What is Furnished Holiday Accommodation (“FHA”)?
FHA is property let as furnished residential accommodation, which falls within certain definitions:
· It must be available for letting to the public generally for at least 140 days in each tax year.
· It must actually be let for at least 70 days each year, and none of those lettings can be to the same person for a period longer than 31 days.
· If there are any lettings longer than 31 days, the total of those letting periods must not be more than 155 days.
· There was one other condition, which I will come to later – and it was the one that caused all the trouble!
This typically covers a property let during the holiday season to a series of short-term visitors, and with a longer “winter let” of no more than 155 days. It is important to note that the word “holiday” in the legislation has no meaning – you do not have to prove that your tenants were on holiday, or even that they were having fun!
Tax Breaks for FHA
Landlords of FHA enjoy a number of tax breaks not available to those who let ordinary residential accommodation, furnished or unfurnished.
· Loss relief. Normally, if you make a loss on a letting business, you can only carry that loss forward to use against future profits from the letting business. If the loss arises from FHA, you can claim relief against any other income you have in the same tax year, or even the previous tax year.
· Capital Allowances. Normally, a letting business cannot claim capital allowances on plant and machinery (for example, cookers, TVs, furniture, and so on) that is in residential accommodation, but a FHA landlord can.
· Pensions. Profits from FHA count as “relevant earnings” for the purpose of pension contributions, so you can get tax relief for such contributions up to the amount of your FHA profits.

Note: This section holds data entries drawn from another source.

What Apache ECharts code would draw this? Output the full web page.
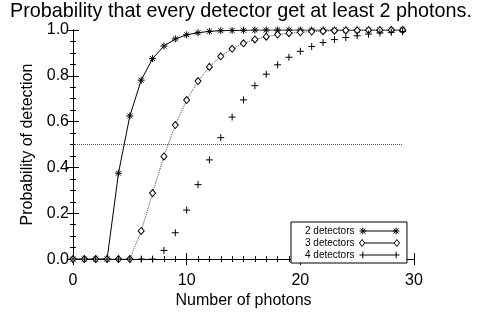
<!DOCTYPE html>
<html><head><meta charset="utf-8">
<script src="https://cdn.jsdelivr.net/npm/echarts@6/dist/echarts.min.js"></script>
<style>html,body{margin:0;padding:0;background:#fff}#c{width:482px;height:314px}</style>
</head><body><div id="c"></div>
<script>
const titleText = "Probability that every detector get at least 2 photons.";
const xName = "Number of photons";
const yName = "Probability of detection";
const photons = [0,1,2,3,4,5,6,7,8,9,10,11,12,13,14,15,16,17,18,19,20,21,22,23,24,25,26,27,28,29];
const det2 = [0,0,0,0,0.375,0.625,0.781,0.875,0.930,0.961,0.979,0.988,0.994,0.997,0.998,0.999,1,1,1,1,1,1,1,1,1,1,1,1,1,1];
const det3 = [0,0,0,0,0,0,0.123,0.288,0.448,0.585,0.694,0.777,0.839,0.885,0.918,0.942,0.959,0.971,0.980,0.986,0.990,0.993,0.995,0.997,0.998,0.998,0.999,0.999,1,1];
const det4 = [0,0,0,0,0,0,0,0,0.038,0.115,0.214,0.325,0.433,0.530,0.620,0.695,0.757,0.807,0.848,0.881,0.907,0.928,0.945,0.958,0.967,0.975,0.982,0.987,0.990,0.993];
const seriesNames = ["2 detectors","3 detectors","4 detectors"];
const refLevel = 0.5;
const refRange = [0, 29];

const FONT = "Liberation Sans, Arial, sans-serif";
const asterisk = 'path://M0,-10L0,10M-10,0L10,0M-7,-7L7,7M-7,7L7,-7';
const plus = 'path://M0,-10L0,10M-10,0L10,0';
// legend icons: line sample with the symbol at both ends
const legAst = 'path://M0,0L40,0M0,-4L0,4M-4,0L4,0M-3,-3L3,3M-3,3L3,-3M40,-4L40,4M36,0L44,0M37,-3L43,3M37,3L43,-3';
const legDia = 'path://M3,0L37,0M0,-4L3,0L0,4L-3,0ZM40,-4L43,0L40,4L37,0Z';
const legPlus = 'path://M-4,0L44,0M0,-4L0,4M40,-4L40,4';
const pair = ys => photons.map((x,i)=>[x, ys[i]]);

const chart = echarts.init(document.getElementById('c'), null, {renderer:'canvas'});
const axisCommon = {
  min: 0, axisLine:{lineStyle:{color:'#000',width:1}},
  axisTick:{inside:true,length:6,lineStyle:{color:'#000'}},
  splitLine:{show:false}
};
const legStyle = fill => ({color:fill,borderColor:'#000',borderWidth:1});
chart.setOption({
  animation:false,
  title:{text:titleText,left:'center',top:-3,textStyle:{fontFamily:FONT,fontSize:19.8,fontWeight:'normal',color:'#000'}},
  grid:{left:73,right:68,top:30,bottom:46},
  legend:{
    left:291, top:222, orient:'vertical', align:'right',
    padding:[4,7,3,14], itemWidth:40, itemHeight:8, itemGap:2,
    borderColor:'#000', borderWidth:1, backgroundColor:'#fff',
    textStyle:{fontFamily:FONT,fontSize:10,color:'#000'},
    data:[
      {name:seriesNames[0], icon:legAst, itemStyle:legStyle('#000')},
      {name:seriesNames[1], icon:legDia, itemStyle:legStyle('#fff')},
      {name:seriesNames[2], icon:legPlus, itemStyle:legStyle('#000')}
    ]
  },
  xAxis:[
    Object.assign({}, axisCommon, {type:'value', max:30, interval:10, position:'bottom',
      minorTick:{show:true,splitNumber:10,length:3,lineStyle:{color:'#000'}},
      name:xName, nameLocation:'middle', nameGap:23,
      nameTextStyle:{fontFamily:FONT,fontSize:16,color:'#000'},
      axisLabel:{fontFamily:FONT,fontSize:16,color:'#000',margin:13}}),
    Object.assign({}, axisCommon, {type:'value', max:30, interval:10, position:'top',
      minorTick:{show:true,splitNumber:10,length:3,lineStyle:{color:'#000'}},
      axisLabel:{show:false}})
  ],
  yAxis:[
    Object.assign({}, axisCommon, {type:'value', max:1, interval:0.2, position:'left',
      minorTick:{show:true,splitNumber:4,length:3,lineStyle:{color:'#000'}},
      name:yName, nameLocation:'middle', nameGap:33,
      nameTextStyle:{fontFamily:FONT,fontSize:16,color:'#000'},
      axisLabel:{fontFamily:FONT,fontSize:16,color:'#000',margin:4,formatter:v=>v.toFixed(1)}}),
    Object.assign({}, axisCommon, {type:'value', max:1, interval:0.2, position:'right',
      minorTick:{show:true,splitNumber:4,length:3,lineStyle:{color:'#000'}},
      axisLabel:{show:false}})
  ],
  series:[
    {name:seriesNames[0], type:'line', data:pair(det2), symbol:asterisk, symbolSize:7,
      itemStyle:{color:'#000',borderColor:'#000',borderWidth:1},
      lineStyle:{color:'#000',width:1}, z:3,
      markLine:{silent:true,symbol:['none','none'],label:{show:false},
        lineStyle:{type:'dotted',color:'#555',width:1},
        data:[[{coord:[refRange[0],refLevel]},{coord:[refRange[1],refLevel]}]]}},
    {name:seriesNames[1], type:'line', data:pair(det3), symbol:'diamond', symbolSize:[6,7],
      itemStyle:{color:'#fff',borderColor:'#000',borderWidth:1},
      lineStyle:{color:'#444',width:1,type:'dotted'}},
    {name:seriesNames[2], type:'line', data:pair(det4), symbol:plus, symbolSize:7,
      itemStyle:{color:'#000',borderColor:'#000',borderWidth:1},
      lineStyle:{width:0,opacity:0}}
  ]
});
</script></body></html>
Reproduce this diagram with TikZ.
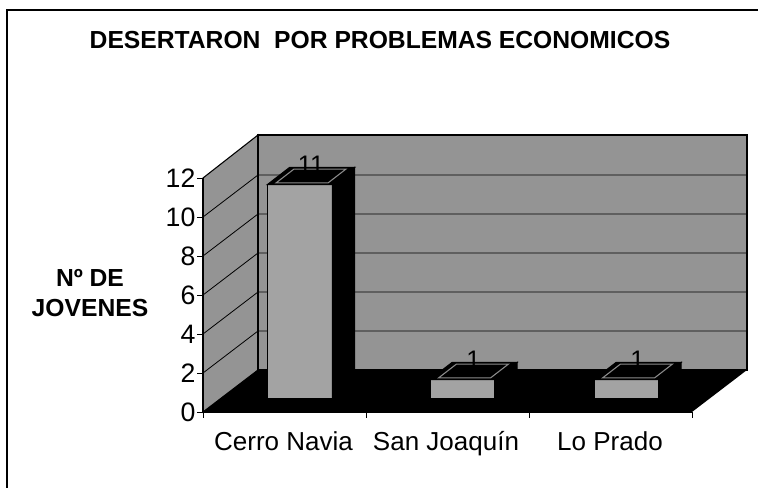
\documentclass[tikz,border=0pt]{standalone}
\usepackage{fontspec}
\setmainfont{Liberation Sans}
\usetikzlibrary{positioning}

\begin{document}
\begin{tikzpicture}[x=0.75pt, y=-0.75pt,
    wall/.style={fill=black!42, draw=black, line width=0.8pt},
    grid line/.style={black, line width=0.6pt},
    tick label/.style={font=\fontsize{20}{22}\selectfont, anchor=east, inner sep=1pt},
    cat label/.style={font=\fontsize{19.5}{22}\selectfont, anchor=base},
    value label/.style={font=\fontsize{19}{20}\selectfont, anchor=base, inner sep=0pt},
    bar front/.style={fill=black!36, draw=black, line width=0.8pt},
    bar side/.style={fill=black, draw=black, line width=0.8pt},
    bar top/.style={fill=black, draw=black, line width=0.8pt}]
  \useasboundingbox (0,0) rectangle (758,488);
  \fill[white] (0,0) rectangle (758,488);
  \draw[line width=0.8pt] (7,490) -- (7,10) -- (760,10);

  % titles
  \node (title) at (380,40) {\fontsize{18.5}{20}\selectfont\bfseries DESERTARON\ \ POR PROBLEMAS ECONOMICOS};
  \node[align=center, font=\fontsize{18.5}{23}\selectfont\bfseries] (ylabel) at (90,293) {Nº DE\\JOVENES};

  % walls and floor
  \draw[wall] (203,412) -- (203,178) -- (258,135) -- (258,370) -- cycle;
  \draw[wall] (258,135) rectangle (747,370);
  \fill[black] (203,412) -- (258,370) -- (747,370) -- (692,412) -- cycle;
  \foreach \v in {2,4,...,10}
    \draw[grid line] (203,{412-19.5*\v}) -- (258,{370-19.5*\v}) -- (747,{370-19.5*\v});

  % axes
  \draw[line width=0.8pt] (203,178) -- (203,412) -- (692,412);
  \foreach \v in {0,2,...,12} {
    \draw (197,{412-19.5*\v}) -- (203,{412-19.5*\v});
    \node[tick label] (tick\v) at (197,{412-19.5*\v}) {\v};
  }
  \foreach \k in {0,...,3}
    \draw ({203+163*\k},412) -- ({203+163*\k},418);

  % bars
  \foreach \c/\v/\name [count=\i] in {283.5/11/Cerro Navia, 446/1/San Joaquín, 610/1/Lo Prado} {
    \pgfmathsetmacro\h{19.5*\v}
    \draw[bar front] ({\c-16},399) rectangle ({\c+49},{399-\h});
    \draw[bar side] ({\c+49},399) -- ({\c+71},382) -- ({\c+71},{382-\h}) -- ({\c+49},{399-\h}) -- cycle;
    \draw[bar top] ({\c-16},{399-\h}) -- ({\c+49},{399-\h}) -- ({\c+71},{382-\h}) -- ({\c+6},{382-\h}) -- cycle;
    \draw[black!45, line width=0.8pt] ({\c-7.3},{397.3-\h}) -- ({\c+44.7},{397.3-\h}) -- ({\c+62.3},{383.7-\h}) -- ({\c+10.3},{383.7-\h}) -- cycle;
    \node[value label] (value\i) at ({\c+27.5},{388-\h}) {\v};
    \node[cat label] (cat\i) at (\c,451) {\name};
  }
\end{tikzpicture}
\end{document}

· Married couples/civil partners. Where property is jointly owned by a married couple or civil partners, the profit from it is taxed 50:50 on each of them, or they can if they wish elect for it to be taxed in proportion to their actual ownership of it – so if the husband owns 20% and the wife 80%, they will still be taxed 50:50, unless they choose to be taxed on an 80:20 basis. In the case of FHA, however, they can divide the profit between them in any proportion they like, irrespective of the size of each spouse’s share in the property.
· Entrepreneur’s Relief. On a sale of FHA, the rate of CGT on the gain can be 10% instead of the usual 18%
· Roll-over relief. If you sell FHA and spend the sale proceeds on another FHA, you can “roll over” any capital gain, thus deferring payment of the tax until the new FHA is sold. This relief extends to the sale or purchase of other business assets, so if you sell your pub (for example) you can roll over the gain into FHA and either retire and live on the rents or sell the FHA at a later date and roll the gain over again into (say) another pub. FHA has often been used as a convenient way to “park” a capital gain while looking around for a new business.

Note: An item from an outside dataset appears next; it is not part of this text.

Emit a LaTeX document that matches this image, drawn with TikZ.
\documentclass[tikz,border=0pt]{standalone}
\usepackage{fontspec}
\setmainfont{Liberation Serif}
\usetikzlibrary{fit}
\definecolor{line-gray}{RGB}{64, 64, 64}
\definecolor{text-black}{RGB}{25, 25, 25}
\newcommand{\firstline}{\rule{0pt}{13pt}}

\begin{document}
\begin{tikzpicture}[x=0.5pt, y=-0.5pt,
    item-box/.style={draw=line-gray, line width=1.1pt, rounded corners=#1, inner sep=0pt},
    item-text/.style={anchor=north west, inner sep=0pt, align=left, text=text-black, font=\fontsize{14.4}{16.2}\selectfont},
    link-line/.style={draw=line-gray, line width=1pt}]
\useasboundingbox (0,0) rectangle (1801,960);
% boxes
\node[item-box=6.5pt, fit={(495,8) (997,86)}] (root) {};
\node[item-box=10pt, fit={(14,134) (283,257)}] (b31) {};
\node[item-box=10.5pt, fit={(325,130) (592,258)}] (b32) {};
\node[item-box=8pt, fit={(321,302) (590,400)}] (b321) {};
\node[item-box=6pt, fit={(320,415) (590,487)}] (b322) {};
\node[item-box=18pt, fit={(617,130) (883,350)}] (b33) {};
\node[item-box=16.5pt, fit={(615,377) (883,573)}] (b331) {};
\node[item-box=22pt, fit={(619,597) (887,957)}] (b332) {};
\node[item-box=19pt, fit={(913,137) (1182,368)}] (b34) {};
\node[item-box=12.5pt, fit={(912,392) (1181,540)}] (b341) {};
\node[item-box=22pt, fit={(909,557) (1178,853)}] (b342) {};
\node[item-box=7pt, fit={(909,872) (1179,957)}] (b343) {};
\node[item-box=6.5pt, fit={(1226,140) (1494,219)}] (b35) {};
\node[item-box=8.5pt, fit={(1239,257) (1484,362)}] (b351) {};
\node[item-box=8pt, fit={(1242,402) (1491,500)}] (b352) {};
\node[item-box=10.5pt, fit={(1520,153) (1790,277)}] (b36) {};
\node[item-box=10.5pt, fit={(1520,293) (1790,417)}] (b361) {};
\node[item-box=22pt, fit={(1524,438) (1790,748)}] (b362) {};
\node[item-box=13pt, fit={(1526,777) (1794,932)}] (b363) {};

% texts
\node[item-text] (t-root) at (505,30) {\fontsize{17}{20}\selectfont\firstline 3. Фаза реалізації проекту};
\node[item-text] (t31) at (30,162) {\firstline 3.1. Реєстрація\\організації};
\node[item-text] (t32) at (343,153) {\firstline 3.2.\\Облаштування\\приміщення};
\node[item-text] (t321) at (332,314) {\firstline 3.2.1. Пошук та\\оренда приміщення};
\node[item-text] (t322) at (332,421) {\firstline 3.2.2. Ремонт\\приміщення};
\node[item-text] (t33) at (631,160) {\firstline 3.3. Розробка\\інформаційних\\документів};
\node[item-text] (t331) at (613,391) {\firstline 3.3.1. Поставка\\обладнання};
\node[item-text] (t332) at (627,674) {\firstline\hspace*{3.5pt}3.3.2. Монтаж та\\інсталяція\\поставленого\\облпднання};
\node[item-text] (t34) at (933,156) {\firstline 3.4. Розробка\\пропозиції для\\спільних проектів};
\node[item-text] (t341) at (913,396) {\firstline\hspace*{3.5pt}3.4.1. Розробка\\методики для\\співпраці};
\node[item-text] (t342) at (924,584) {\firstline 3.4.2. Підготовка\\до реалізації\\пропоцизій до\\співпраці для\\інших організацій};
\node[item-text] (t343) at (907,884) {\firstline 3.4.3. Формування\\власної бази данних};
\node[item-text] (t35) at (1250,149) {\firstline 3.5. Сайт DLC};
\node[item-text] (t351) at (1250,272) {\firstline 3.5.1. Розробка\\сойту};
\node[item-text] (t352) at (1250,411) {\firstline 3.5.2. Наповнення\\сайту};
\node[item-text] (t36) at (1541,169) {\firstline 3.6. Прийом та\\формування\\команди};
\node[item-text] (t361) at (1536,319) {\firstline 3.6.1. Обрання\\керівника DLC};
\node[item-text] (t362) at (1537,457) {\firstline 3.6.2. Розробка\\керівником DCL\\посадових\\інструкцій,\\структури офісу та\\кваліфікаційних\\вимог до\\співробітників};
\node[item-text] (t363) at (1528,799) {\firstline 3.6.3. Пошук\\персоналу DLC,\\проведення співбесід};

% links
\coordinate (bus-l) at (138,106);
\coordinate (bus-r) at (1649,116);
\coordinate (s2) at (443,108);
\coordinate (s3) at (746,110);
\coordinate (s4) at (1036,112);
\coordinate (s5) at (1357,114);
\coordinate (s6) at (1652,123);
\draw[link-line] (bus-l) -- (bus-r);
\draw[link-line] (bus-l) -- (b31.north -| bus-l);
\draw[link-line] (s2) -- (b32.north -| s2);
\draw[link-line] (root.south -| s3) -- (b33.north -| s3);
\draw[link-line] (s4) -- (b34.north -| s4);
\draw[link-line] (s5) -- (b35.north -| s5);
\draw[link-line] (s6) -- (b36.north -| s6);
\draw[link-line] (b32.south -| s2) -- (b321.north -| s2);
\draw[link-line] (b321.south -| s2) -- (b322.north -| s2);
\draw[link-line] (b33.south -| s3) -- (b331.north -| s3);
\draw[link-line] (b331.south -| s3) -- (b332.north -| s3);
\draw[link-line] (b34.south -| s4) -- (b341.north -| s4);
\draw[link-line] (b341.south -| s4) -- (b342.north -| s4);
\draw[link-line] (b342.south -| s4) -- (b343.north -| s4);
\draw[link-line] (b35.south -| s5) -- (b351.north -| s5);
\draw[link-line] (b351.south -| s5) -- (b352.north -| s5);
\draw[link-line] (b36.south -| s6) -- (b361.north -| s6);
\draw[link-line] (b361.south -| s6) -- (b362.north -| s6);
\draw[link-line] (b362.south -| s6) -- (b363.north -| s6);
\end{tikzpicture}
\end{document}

· Hold-over relief. If you gift your FHA to (say) your children, you will be deemed to have sold it at its market value for tax purposes, but you can make a claim to “hold-over” the resulting gain, so that your children take the property over as if they had bought it at the price you originally paid for it. This meant, for example, that if you wanted to gift your second home to the children, you could let it for a year within the FHA guidelines and then give it to them with no CGT to pay.
· Inheritance Tax. This one was already under attack by HMRC before Budget Day, but in some circumstances you could claim that your FHA was “business property” and thus effectively exempt from inheritance tax when you died.
The Other Condition
There was one more condition for a furnished letting to qualify as FHA – it had to be within the UK.
Following moaning from our friends across the Channel, HMG had to agree that this was discriminatory and contrary to European Law. HMG therefore hastened to make things fair, by abolishing all the special treatments referred to above so that FHA is to be treated in the same way as any other furnished letting.
A Window of Opportunity?
The abolition of the tax breaks for FHA takes effect on 6 April 2010, so the current tax year is the last one during which we can enjoy them, but in a few cases, there may be retrospective claims to be made.
If you own property outside the UK, but within the “European Economic Area”, and it would have qualified as FHA if it had been in the UK, you can now claim any of the reliefs explained above to which you would have been entitled, and those claims can be retrospective.
In reality, of course, there will be few people who can make such claims, because if their property was not in the UK there would have been no point in sticking to the quite restrictive rules about the length of time it was let to the same person, and even if by chance you did fall within the time limits, you may have a hard time proving it. If you did own a European property that you let on a short term basis, however, it must be worth reviewing your lettings history to see if you qualify.
Time Limits
These are rather tricky – different limits apply to claims for relief under the different categories described above, and you need to take advice about this, or to study the “Technical Note” published by HMRC on 22 April (http://www.hmrc.gov.uk/budget2009/furnished-hol-lets-1015.pdf ) but don’t delay – the shortest time limit (for certain of the reliefs for the tax year 2006/07, or for company accounting periods ending on or after 31 December 2006), expires on 31 July 2009.